**Aim of the exercise:** Word for word, transcribe the lines below and drop the pictures.

[Rows from a dataset of charts and code]
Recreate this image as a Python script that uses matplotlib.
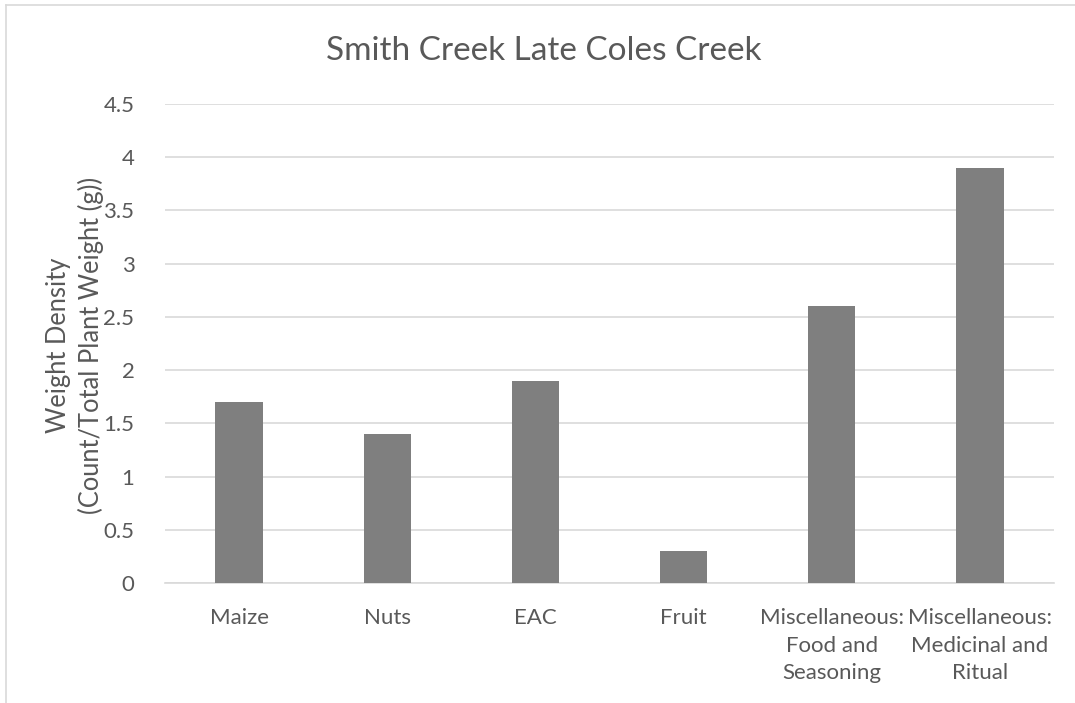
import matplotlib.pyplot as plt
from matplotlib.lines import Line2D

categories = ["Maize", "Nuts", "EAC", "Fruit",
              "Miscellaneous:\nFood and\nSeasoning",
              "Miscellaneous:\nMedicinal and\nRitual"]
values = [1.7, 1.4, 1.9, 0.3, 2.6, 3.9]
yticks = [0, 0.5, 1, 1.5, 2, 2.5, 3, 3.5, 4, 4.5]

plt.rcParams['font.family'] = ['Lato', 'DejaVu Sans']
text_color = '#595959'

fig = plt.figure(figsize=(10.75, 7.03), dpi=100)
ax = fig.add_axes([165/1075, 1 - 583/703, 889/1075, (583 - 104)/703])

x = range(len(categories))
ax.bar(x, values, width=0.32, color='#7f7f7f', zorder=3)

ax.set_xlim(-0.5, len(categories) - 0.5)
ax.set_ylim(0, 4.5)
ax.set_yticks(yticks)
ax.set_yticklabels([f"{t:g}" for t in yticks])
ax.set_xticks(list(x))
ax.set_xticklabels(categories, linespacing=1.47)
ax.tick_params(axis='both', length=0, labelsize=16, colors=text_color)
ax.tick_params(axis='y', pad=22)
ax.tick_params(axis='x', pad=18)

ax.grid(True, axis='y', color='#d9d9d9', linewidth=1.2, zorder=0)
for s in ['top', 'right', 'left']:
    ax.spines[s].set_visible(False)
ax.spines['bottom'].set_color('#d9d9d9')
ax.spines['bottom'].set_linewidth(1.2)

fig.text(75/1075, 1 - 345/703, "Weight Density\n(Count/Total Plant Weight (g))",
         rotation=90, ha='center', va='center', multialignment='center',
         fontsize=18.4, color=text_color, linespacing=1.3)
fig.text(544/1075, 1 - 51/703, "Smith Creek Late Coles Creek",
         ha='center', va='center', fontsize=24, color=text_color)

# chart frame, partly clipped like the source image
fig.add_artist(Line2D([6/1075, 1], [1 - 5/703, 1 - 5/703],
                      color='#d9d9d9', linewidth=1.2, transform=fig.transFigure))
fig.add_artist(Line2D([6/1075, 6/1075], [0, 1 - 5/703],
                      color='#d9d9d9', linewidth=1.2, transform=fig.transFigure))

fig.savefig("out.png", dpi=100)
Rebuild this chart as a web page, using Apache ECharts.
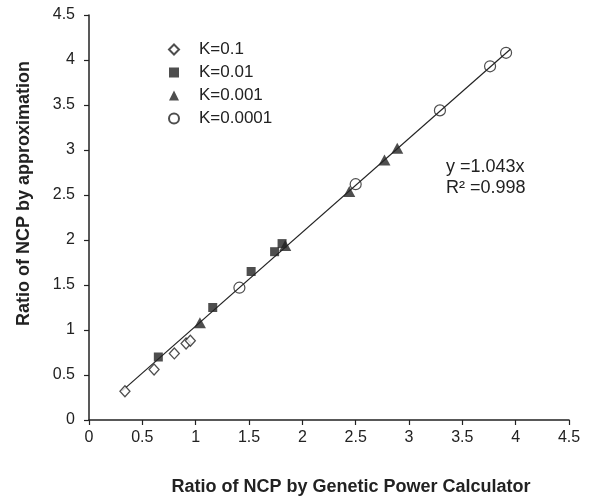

**Reply:**
Recreate this image as a Python script that uses matplotlib.
import matplotlib.pyplot as plt
from matplotlib.lines import Line2D

categories = ["Maize", "Nuts", "EAC", "Fruit",
              "Miscellaneous:\nFood and\nSeasoning",
              "Miscellaneous:\nMedicinal and\nRitual"]
values = [1.7, 1.4, 1.9, 0.3, 2.6, 3.9]
yticks = [0, 0.5, 1, 1.5, 2, 2.5, 3, 3.5, 4, 4.5]

plt.rcParams['font.family'] = ['Lato', 'DejaVu Sans']
text_color = '#595959'

fig = plt.figure(figsize=(10.75, 7.03), dpi=100)
ax = fig.add_axes([165/1075, 1 - 583/703, 889/1075, (583 - 104)/703])

x = range(len(categories))
ax.bar(x, values, width=0.32, color='#7f7f7f', zorder=3)

ax.set_xlim(-0.5, len(categories) - 0.5)
ax.set_ylim(0, 4.5)
ax.set_yticks(yticks)
ax.set_yticklabels([f"{t:g}" for t in yticks])
ax.set_xticks(list(x))
ax.set_xticklabels(categories, linespacing=1.47)
ax.tick_params(axis='both', length=0, labelsize=16, colors=text_color)
ax.tick_params(axis='y', pad=22)
ax.tick_params(axis='x', pad=18)

ax.grid(True, axis='y', color='#d9d9d9', linewidth=1.2, zorder=0)
for s in ['top', 'right', 'left']:
    ax.spines[s].set_visible(False)
ax.spines['bottom'].set_color('#d9d9d9')
ax.spines['bottom'].set_linewidth(1.2)

fig.text(75/1075, 1 - 345/703, "Weight Density\n(Count/Total Plant Weight (g))",
         rotation=90, ha='center', va='center', multialignment='center',
         fontsize=18.4, color=text_color, linespacing=1.3)
fig.text(544/1075, 1 - 51/703, "Smith Creek Late Coles Creek",
         ha='center', va='center', fontsize=24, color=text_color)

# chart frame, partly clipped like the source image
fig.add_artist(Line2D([6/1075, 1], [1 - 5/703, 1 - 5/703],
                      color='#d9d9d9', linewidth=1.2, transform=fig.transFigure))
fig.add_artist(Line2D([6/1075, 6/1075], [0, 1 - 5/703],
                      color='#d9d9d9', linewidth=1.2, transform=fig.transFigure))

fig.savefig("out.png", dpi=100)
Rebuild this chart as a web page, using Apache ECharts.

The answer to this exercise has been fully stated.